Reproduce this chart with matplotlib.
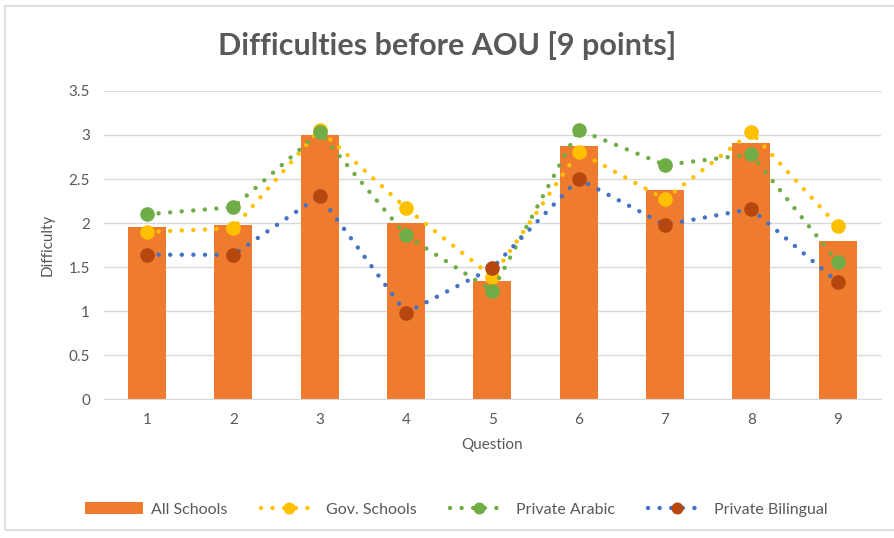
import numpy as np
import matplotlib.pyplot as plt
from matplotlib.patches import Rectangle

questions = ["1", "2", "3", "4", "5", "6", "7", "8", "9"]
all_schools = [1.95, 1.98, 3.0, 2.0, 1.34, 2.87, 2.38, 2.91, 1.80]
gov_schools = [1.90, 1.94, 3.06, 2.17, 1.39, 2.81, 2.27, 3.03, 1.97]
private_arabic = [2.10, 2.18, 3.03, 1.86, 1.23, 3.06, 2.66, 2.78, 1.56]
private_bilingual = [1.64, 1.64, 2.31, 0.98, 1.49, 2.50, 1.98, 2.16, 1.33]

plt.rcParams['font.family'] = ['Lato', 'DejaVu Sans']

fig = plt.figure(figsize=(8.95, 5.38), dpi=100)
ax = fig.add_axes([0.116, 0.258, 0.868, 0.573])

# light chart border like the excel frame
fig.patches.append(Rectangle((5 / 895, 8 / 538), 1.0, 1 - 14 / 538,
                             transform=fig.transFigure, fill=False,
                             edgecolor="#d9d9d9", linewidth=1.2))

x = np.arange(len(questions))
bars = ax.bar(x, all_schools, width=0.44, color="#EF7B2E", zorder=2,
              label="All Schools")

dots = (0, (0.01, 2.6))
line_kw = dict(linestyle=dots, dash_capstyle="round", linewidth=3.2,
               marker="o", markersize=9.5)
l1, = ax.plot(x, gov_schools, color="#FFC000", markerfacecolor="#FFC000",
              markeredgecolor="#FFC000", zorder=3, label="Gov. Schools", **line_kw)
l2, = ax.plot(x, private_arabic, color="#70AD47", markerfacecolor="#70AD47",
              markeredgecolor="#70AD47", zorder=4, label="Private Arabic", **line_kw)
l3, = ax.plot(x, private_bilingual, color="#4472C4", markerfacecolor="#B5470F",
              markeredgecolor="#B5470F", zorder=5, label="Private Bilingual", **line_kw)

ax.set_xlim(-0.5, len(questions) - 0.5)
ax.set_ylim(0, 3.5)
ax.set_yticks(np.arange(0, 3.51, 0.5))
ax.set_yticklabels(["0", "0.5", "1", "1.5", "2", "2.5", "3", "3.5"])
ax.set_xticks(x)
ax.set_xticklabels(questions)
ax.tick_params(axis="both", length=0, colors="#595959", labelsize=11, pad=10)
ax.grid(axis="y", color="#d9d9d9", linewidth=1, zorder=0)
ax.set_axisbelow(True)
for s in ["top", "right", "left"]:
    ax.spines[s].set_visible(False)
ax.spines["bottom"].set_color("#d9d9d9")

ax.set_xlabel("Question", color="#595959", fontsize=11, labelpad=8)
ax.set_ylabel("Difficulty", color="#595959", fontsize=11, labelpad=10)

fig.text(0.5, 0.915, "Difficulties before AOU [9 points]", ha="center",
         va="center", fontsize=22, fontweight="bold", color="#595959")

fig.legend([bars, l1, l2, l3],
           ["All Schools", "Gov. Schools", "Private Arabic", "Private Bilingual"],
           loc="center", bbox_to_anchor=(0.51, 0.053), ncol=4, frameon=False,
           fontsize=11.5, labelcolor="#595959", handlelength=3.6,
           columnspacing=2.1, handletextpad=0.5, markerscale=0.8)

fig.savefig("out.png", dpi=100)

═══

▸ WHAT THE EXERCISE ASKS
Give the count of lines in the listing above that include "chart", with no other words.

▸ FULL OUTPUT
2